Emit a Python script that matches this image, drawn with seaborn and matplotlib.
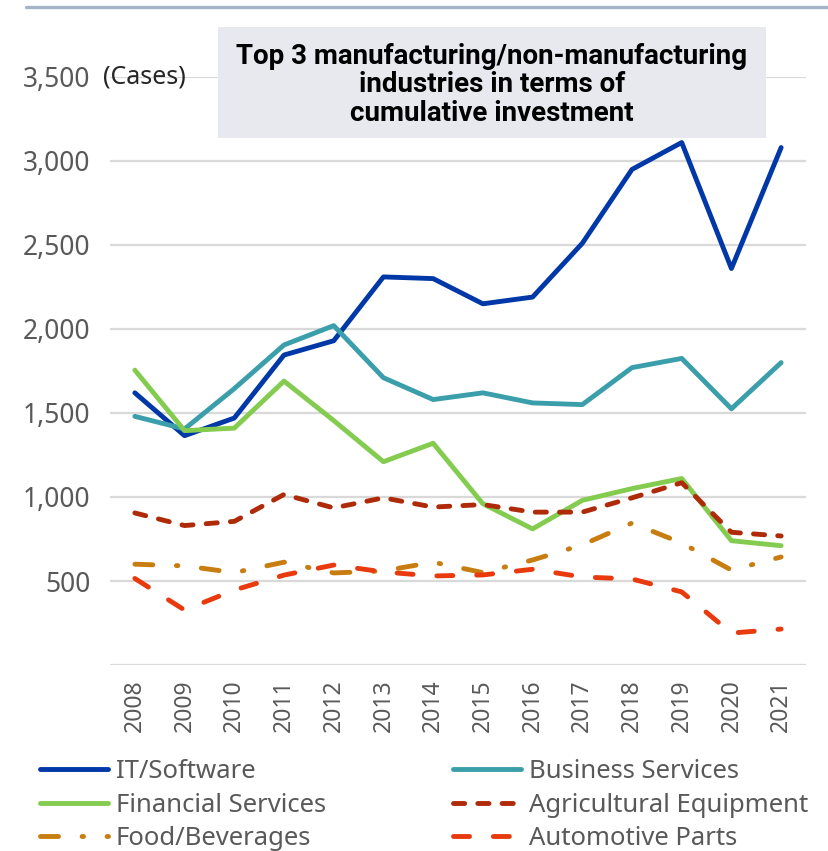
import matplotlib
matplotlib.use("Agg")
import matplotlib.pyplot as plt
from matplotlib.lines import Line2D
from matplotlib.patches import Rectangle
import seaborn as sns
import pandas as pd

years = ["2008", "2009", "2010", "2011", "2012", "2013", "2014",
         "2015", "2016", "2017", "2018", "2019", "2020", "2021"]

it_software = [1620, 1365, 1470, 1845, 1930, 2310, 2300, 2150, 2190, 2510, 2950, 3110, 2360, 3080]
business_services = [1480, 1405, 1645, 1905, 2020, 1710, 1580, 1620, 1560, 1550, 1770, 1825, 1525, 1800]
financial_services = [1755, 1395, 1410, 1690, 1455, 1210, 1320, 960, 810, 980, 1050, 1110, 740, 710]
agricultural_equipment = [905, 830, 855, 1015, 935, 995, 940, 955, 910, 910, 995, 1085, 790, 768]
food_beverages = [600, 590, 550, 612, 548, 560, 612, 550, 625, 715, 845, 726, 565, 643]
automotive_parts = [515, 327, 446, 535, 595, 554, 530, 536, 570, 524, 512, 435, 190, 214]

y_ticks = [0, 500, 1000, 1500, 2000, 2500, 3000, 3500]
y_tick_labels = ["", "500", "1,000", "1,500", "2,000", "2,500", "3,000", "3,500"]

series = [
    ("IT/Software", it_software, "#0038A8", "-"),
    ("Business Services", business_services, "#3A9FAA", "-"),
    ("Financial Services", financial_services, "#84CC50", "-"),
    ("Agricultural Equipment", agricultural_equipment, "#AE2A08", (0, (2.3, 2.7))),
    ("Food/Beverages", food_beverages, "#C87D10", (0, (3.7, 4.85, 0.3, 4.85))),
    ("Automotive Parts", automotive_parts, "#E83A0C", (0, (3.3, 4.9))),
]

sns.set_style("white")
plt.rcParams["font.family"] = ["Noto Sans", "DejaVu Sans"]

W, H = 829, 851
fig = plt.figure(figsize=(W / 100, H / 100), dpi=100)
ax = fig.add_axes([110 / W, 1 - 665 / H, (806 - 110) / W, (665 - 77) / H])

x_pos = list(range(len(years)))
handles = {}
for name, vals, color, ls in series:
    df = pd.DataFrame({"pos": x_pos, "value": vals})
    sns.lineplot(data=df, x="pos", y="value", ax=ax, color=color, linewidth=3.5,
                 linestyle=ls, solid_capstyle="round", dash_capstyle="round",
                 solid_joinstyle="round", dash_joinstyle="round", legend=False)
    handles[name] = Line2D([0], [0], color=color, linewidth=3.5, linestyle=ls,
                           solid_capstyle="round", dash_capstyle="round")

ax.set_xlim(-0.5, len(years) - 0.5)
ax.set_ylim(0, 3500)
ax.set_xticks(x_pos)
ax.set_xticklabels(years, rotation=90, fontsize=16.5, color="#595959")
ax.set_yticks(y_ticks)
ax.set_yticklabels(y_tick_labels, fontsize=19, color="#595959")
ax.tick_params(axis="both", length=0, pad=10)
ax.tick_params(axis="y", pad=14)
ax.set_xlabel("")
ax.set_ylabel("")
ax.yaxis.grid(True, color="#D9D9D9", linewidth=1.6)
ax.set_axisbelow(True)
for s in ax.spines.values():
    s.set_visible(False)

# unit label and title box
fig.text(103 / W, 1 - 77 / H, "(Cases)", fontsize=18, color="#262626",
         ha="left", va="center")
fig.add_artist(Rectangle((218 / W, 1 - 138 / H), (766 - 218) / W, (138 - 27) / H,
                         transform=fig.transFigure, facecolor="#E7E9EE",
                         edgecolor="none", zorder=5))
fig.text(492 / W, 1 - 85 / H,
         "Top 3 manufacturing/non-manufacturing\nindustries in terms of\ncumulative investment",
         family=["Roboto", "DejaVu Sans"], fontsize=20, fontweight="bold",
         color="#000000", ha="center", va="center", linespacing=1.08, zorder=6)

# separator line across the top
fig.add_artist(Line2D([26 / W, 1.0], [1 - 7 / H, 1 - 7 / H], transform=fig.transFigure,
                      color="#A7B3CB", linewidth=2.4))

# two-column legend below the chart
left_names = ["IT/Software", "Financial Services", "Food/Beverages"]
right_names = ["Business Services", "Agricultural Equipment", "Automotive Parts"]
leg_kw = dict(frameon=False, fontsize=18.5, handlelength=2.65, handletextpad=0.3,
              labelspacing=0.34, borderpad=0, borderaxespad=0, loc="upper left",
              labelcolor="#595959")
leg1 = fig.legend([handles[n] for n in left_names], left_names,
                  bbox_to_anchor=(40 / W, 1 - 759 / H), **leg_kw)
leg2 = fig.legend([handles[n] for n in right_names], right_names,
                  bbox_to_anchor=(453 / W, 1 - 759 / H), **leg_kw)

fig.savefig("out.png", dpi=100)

* * *

Copy out all the data without changing anything, and drop the pictures.

- **Answer to this exercise**
Emit a Python script that matches this image, drawn with seaborn and matplotlib.
import matplotlib
matplotlib.use("Agg")
import matplotlib.pyplot as plt
from matplotlib.lines import Line2D
from matplotlib.patches import Rectangle
import seaborn as sns
import pandas as pd

years = ["2008", "2009", "2010", "2011", "2012", "2013", "2014",
         "2015", "2016", "2017", "2018", "2019", "2020", "2021"]

it_software = [1620, 1365, 1470, 1845, 1930, 2310, 2300, 2150, 2190, 2510, 2950, 3110, 2360, 3080]
business_services = [1480, 1405, 1645, 1905, 2020, 1710, 1580, 1620, 1560, 1550, 1770, 1825, 1525, 1800]
financial_services = [1755, 1395, 1410, 1690, 1455, 1210, 1320, 960, 810, 980, 1050, 1110, 740, 710]
agricultural_equipment = [905, 830, 855, 1015, 935, 995, 940, 955, 910, 910, 995, 1085, 790, 768]
food_beverages = [600, 590, 550, 612, 548, 560, 612, 550, 625, 715, 845, 726, 565, 643]
automotive_parts = [515, 327, 446, 535, 595, 554, 530, 536, 570, 524, 512, 435, 190, 214]

y_ticks = [0, 500, 1000, 1500, 2000, 2500, 3000, 3500]
y_tick_labels = ["", "500", "1,000", "1,500", "2,000", "2,500", "3,000", "3,500"]

series = [
    ("IT/Software", it_software, "#0038A8", "-"),
    ("Business Services", business_services, "#3A9FAA", "-"),
    ("Financial Services", financial_services, "#84CC50", "-"),
    ("Agricultural Equipment", agricultural_equipment, "#AE2A08", (0, (2.3, 2.7))),
    ("Food/Beverages", food_beverages, "#C87D10", (0, (3.7, 4.85, 0.3, 4.85))),
    ("Automotive Parts", automotive_parts, "#E83A0C", (0, (3.3, 4.9))),
]

sns.set_style("white")
plt.rcParams["font.family"] = ["Noto Sans", "DejaVu Sans"]

W, H = 829, 851
fig = plt.figure(figsize=(W / 100, H / 100), dpi=100)
ax = fig.add_axes([110 / W, 1 - 665 / H, (806 - 110) / W, (665 - 77) / H])

x_pos = list(range(len(years)))
handles = {}
for name, vals, color, ls in series:
    df = pd.DataFrame({"pos": x_pos, "value": vals})
    sns.lineplot(data=df, x="pos", y="value", ax=ax, color=color, linewidth=3.5,
                 linestyle=ls, solid_capstyle="round", dash_capstyle="round",
                 solid_joinstyle="round", dash_joinstyle="round", legend=False)
    handles[name] = Line2D([0], [0], color=color, linewidth=3.5, linestyle=ls,
                           solid_capstyle="round", dash_capstyle="round")

ax.set_xlim(-0.5, len(years) - 0.5)
ax.set_ylim(0, 3500)
ax.set_xticks(x_pos)
ax.set_xticklabels(years, rotation=90, fontsize=16.5, color="#595959")
ax.set_yticks(y_ticks)
ax.set_yticklabels(y_tick_labels, fontsize=19, color="#595959")
ax.tick_params(axis="both", length=0, pad=10)
ax.tick_params(axis="y", pad=14)
ax.set_xlabel("")
ax.set_ylabel("")
ax.yaxis.grid(True, color="#D9D9D9", linewidth=1.6)
ax.set_axisbelow(True)
for s in ax.spines.values():
    s.set_visible(False)

# unit label and title box
fig.text(103 / W, 1 - 77 / H, "(Cases)", fontsize=18, color="#262626",
         ha="left", va="center")
fig.add_artist(Rectangle((218 / W, 1 - 138 / H), (766 - 218) / W, (138 - 27) / H,
                         transform=fig.transFigure, facecolor="#E7E9EE",
                         edgecolor="none", zorder=5))
fig.text(492 / W, 1 - 85 / H,
         "Top 3 manufacturing/non-manufacturing\nindustries in terms of\ncumulative investment",
         family=["Roboto", "DejaVu Sans"], fontsize=20, fontweight="bold",
         color="#000000", ha="center", va="center", linespacing=1.08, zorder=6)

# separator line across the top
fig.add_artist(Line2D([26 / W, 1.0], [1 - 7 / H, 1 - 7 / H], transform=fig.transFigure,
                      color="#A7B3CB", linewidth=2.4))

# two-column legend below the chart
left_names = ["IT/Software", "Financial Services", "Food/Beverages"]
right_names = ["Business Services", "Agricultural Equipment", "Automotive Parts"]
leg_kw = dict(frameon=False, fontsize=18.5, handlelength=2.65, handletextpad=0.3,
              labelspacing=0.34, borderpad=0, borderaxespad=0, loc="upper left",
              labelcolor="#595959")
leg1 = fig.legend([handles[n] for n in left_names], left_names,
                  bbox_to_anchor=(40 / W, 1 - 759 / H), **leg_kw)
leg2 = fig.legend([handles[n] for n in right_names], right_names,
                  bbox_to_anchor=(453 / W, 1 - 759 / H), **leg_kw)

fig.savefig("out.png", dpi=100)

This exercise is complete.